Begin with the first line of the material and write out each line exactly, ending with the line that contains "fill=False, ec=azul, lw=2.4, zorder=1))". Pictures are not part of the copy.

SOURCE DATA:
——

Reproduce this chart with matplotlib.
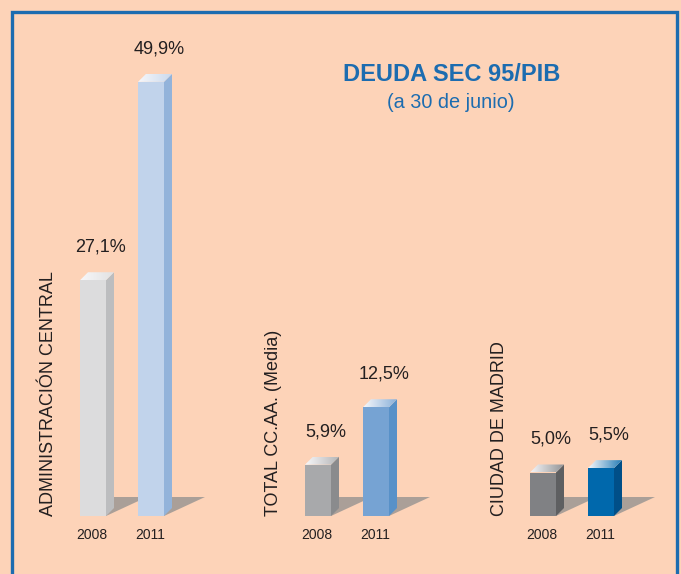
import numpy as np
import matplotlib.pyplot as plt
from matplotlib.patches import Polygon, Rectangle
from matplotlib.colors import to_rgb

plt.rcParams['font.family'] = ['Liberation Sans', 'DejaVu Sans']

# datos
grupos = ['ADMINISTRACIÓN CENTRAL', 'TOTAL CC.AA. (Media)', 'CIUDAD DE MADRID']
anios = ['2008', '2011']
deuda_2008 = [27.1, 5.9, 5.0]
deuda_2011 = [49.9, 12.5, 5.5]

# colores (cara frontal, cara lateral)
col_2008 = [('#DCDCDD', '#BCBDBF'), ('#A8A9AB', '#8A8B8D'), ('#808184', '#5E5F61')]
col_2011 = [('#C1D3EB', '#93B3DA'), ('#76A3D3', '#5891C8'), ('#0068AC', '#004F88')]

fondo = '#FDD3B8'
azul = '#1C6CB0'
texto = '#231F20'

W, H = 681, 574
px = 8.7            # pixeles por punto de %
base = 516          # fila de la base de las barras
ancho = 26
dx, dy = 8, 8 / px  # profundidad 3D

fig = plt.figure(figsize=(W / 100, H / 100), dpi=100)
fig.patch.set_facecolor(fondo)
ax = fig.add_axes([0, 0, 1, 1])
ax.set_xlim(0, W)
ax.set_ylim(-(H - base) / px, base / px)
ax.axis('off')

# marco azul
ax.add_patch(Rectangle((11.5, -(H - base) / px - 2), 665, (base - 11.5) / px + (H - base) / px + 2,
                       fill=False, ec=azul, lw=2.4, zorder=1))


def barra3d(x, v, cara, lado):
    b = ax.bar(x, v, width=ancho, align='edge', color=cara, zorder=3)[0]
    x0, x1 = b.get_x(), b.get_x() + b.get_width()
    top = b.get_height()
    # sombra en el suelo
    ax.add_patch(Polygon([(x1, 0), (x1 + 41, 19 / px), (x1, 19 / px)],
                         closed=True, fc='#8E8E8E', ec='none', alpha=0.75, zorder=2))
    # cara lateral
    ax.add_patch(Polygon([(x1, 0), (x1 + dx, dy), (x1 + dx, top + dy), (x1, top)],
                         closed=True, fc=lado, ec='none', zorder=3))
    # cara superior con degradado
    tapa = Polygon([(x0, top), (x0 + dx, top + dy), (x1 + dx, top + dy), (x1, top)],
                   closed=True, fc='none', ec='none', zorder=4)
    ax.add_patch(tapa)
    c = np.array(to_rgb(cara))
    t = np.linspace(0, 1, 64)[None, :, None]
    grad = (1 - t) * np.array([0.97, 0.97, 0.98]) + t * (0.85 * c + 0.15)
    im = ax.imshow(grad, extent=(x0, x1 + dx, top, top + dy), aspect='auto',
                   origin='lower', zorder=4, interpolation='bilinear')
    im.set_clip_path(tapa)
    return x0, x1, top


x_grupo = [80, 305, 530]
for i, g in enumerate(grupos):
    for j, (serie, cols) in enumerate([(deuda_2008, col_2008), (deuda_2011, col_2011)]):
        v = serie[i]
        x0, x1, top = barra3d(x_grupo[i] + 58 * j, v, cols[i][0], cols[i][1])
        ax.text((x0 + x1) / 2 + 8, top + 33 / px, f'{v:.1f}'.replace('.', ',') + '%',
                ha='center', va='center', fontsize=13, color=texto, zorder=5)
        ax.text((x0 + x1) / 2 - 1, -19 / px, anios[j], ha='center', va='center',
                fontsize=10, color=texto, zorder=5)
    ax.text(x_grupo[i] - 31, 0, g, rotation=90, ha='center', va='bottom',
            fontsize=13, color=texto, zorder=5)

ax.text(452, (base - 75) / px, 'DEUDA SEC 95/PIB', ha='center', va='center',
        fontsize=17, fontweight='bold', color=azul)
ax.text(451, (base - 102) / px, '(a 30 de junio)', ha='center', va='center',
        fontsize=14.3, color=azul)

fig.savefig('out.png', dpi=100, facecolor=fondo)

——

SOLUTION:
Reproduce this chart with matplotlib.
import numpy as np
import matplotlib.pyplot as plt
from matplotlib.patches import Polygon, Rectangle
from matplotlib.colors import to_rgb

plt.rcParams['font.family'] = ['Liberation Sans', 'DejaVu Sans']

# datos
grupos = ['ADMINISTRACIÓN CENTRAL', 'TOTAL CC.AA. (Media)', 'CIUDAD DE MADRID']
anios = ['2008', '2011']
deuda_2008 = [27.1, 5.9, 5.0]
deuda_2011 = [49.9, 12.5, 5.5]

# colores (cara frontal, cara lateral)
col_2008 = [('#DCDCDD', '#BCBDBF'), ('#A8A9AB', '#8A8B8D'), ('#808184', '#5E5F61')]
col_2011 = [('#C1D3EB', '#93B3DA'), ('#76A3D3', '#5891C8'), ('#0068AC', '#004F88')]

fondo = '#FDD3B8'
azul = '#1C6CB0'
texto = '#231F20'

W, H = 681, 574
px = 8.7            # pixeles por punto de %
base = 516          # fila de la base de las barras
ancho = 26
dx, dy = 8, 8 / px  # profundidad 3D

fig = plt.figure(figsize=(W / 100, H / 100), dpi=100)
fig.patch.set_facecolor(fondo)
ax = fig.add_axes([0, 0, 1, 1])
ax.set_xlim(0, W)
ax.set_ylim(-(H - base) / px, base / px)
ax.axis('off')

# marco azul
ax.add_patch(Rectangle((11.5, -(H - base) / px - 2), 665, (base - 11.5) / px + (H - base) / px + 2,
                       fill=False, ec=azul, lw=2.4, zorder=1))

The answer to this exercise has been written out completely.